While hackers had financial motives in 75% of the cyber-attacks analysed for the report, in 20% of cases the perpetrators were after trade secrets or intellectual property.

"The number one statistical change we noticed is the level of state-sponsored espionage," said security analyst Wade Baker, lead author on the report. "That's a lot higher."

He added that 2012 was the first year that there were so many espionage-motivated attacks that they deserved their own category.
 
SciTechTalk: As Google Glass appears, does personal privacy vanish?

Every jump in technology brings with it adjustments society must make and rules it must develop if the new paradigm is to be considered acceptable, and Google Glass -- a wearable computer that can record video surreptitiously -- presents just such a paradigm shift.

Even Google Chairman Eric Schmidt is being open about it, saying it will require a "new etiquette," admitting there are places a Google Glass wearer shouldn't, well, wear it.

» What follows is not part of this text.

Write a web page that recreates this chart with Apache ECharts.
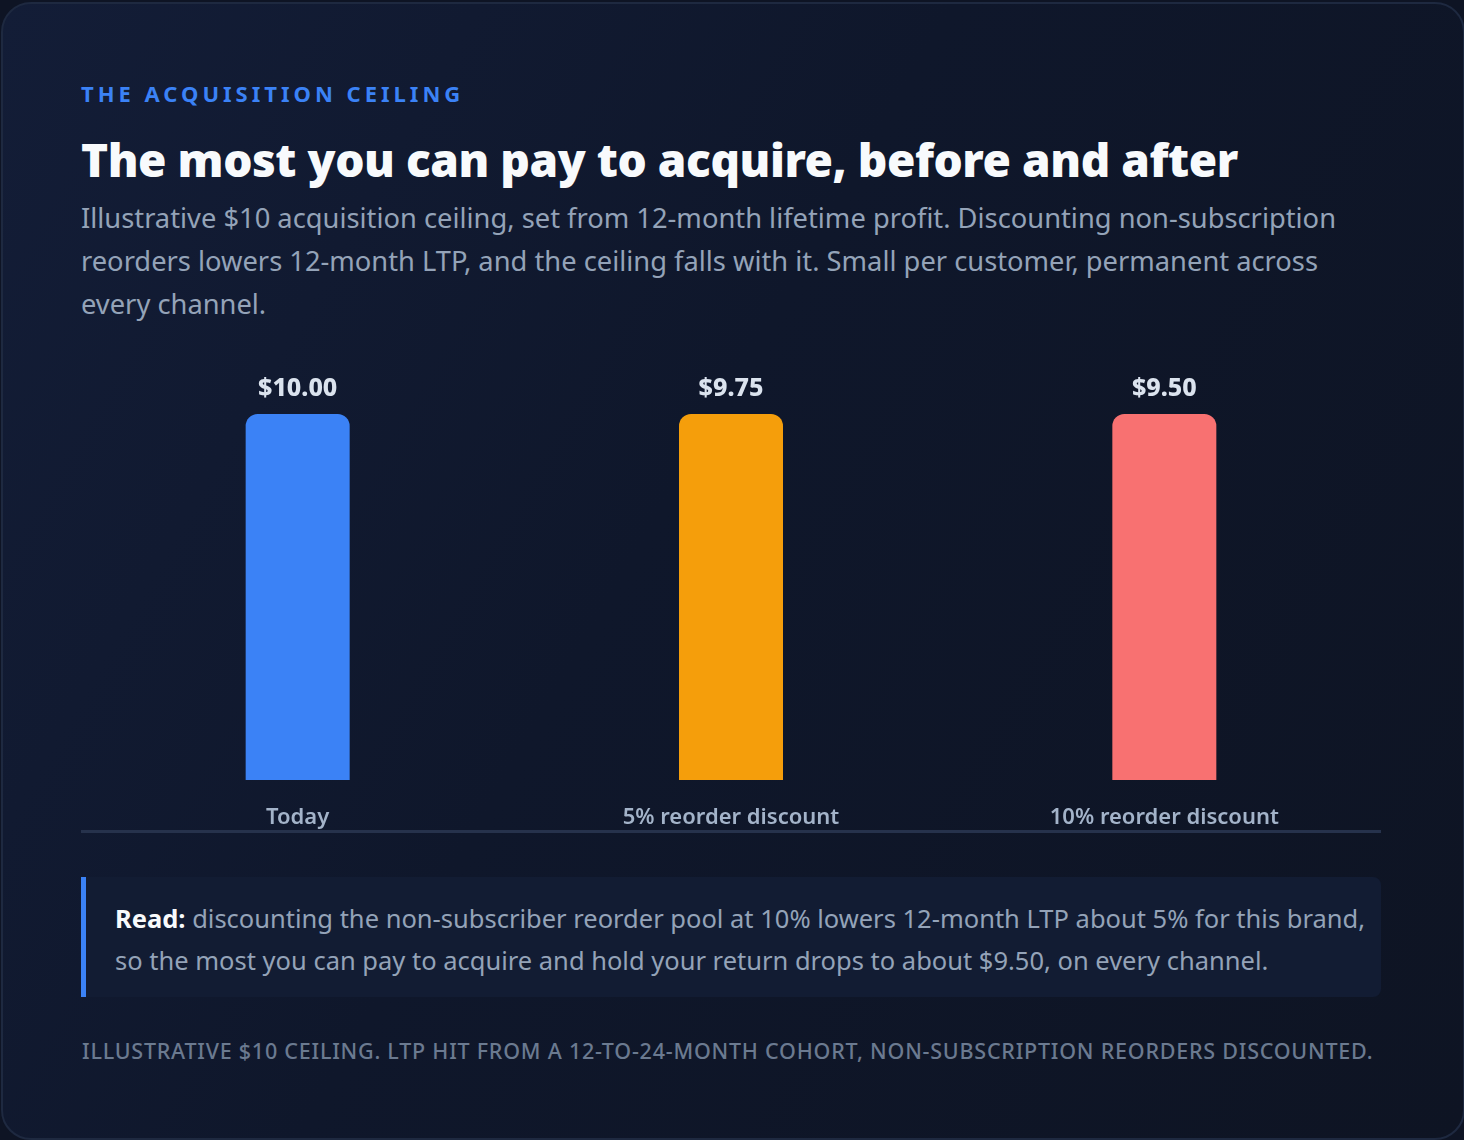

"There are obviously places where Google Glasses are inappropriate," he said last Thursday at Harvard University's Kennedy School of Government of the devices that "can record video surreptitiously and bring up information that only the wearer can see."


Restrooms, changing rooms, locker rooms, bedrooms, etc.
 
I quite like the idea of video recording everything that happens to me. (Though I'd never find time to watch it all, even should I want to. And besides, then I'd be recording myself watching a recording of what had happened... and so ad infinitum.)

Apart from anything else, wouldn't it make it very difficult for someone to assault, rob, or harass me?

(Not that I'm bothered by these things myself - it's just the way I started out phrasing the initial sentence.)

Wouldn't it, potentially, make life very much more difficult for child abusers/abductors?
 
A bit of legalese...
The Tallinn Manual on the International Law Applicable to Cyber Warfare, written at the invitation of the Centre by an independent ‘International Group of Experts’, is the result of a three-year effort to examine how extant international law norms apply to this ‘new’ form of warfare. The Tallinn Manual pays particular attention to the jus ad bellum, the international law governing the resort to force by States as an instrument of their national policy, and the jus in bello, the international law regulating the conduct of armed conflict (also labelled the law of war, the law of armed conflict, or international humanitarian law). Related bodies of international law, such as the law of State responsibility and the law of the sea, are dealt within the context of these topics.
http://www.ccdcoe.org/249.html
 
Dutchman accused of launching biggest cyberattack in history

A Dutch citizen arrested in northeast Spain on suspicion of launching what is described as the biggest cyberattack in Internet history operated from a bunker and had a van capable of hacking into networks anywhere in the country, officials said Sunday.

The statement said the suspect called himself a diplomat belonging to the ``Telecommunications and Foreign Affairs Ministry of the Republic of Cyberbunker.''

The suspect is expected to be extradited from Spain to face justice in the Netherlands.
 
As banks, consumers shift to a networked world, robbers have never had it easier.

Cyberthugs making holdups passe

LONDON – International law enforcement agencies say the recent $45 million dollar ATM heist is just one of many scams they’re fighting in an unprecedented wave of sophisticated cyber-attacks.

Old-school robberies by masked criminals are being eclipsed by stealthy multimillion dollar cybercrime operations that are catching companies and investigators by surprise.

The EU remains the world’s largest market for payment card transactions and it is estimated that organized crime groups derive more than €1.5 billion ($1.9 billion) a year from payment card fraud in the EU.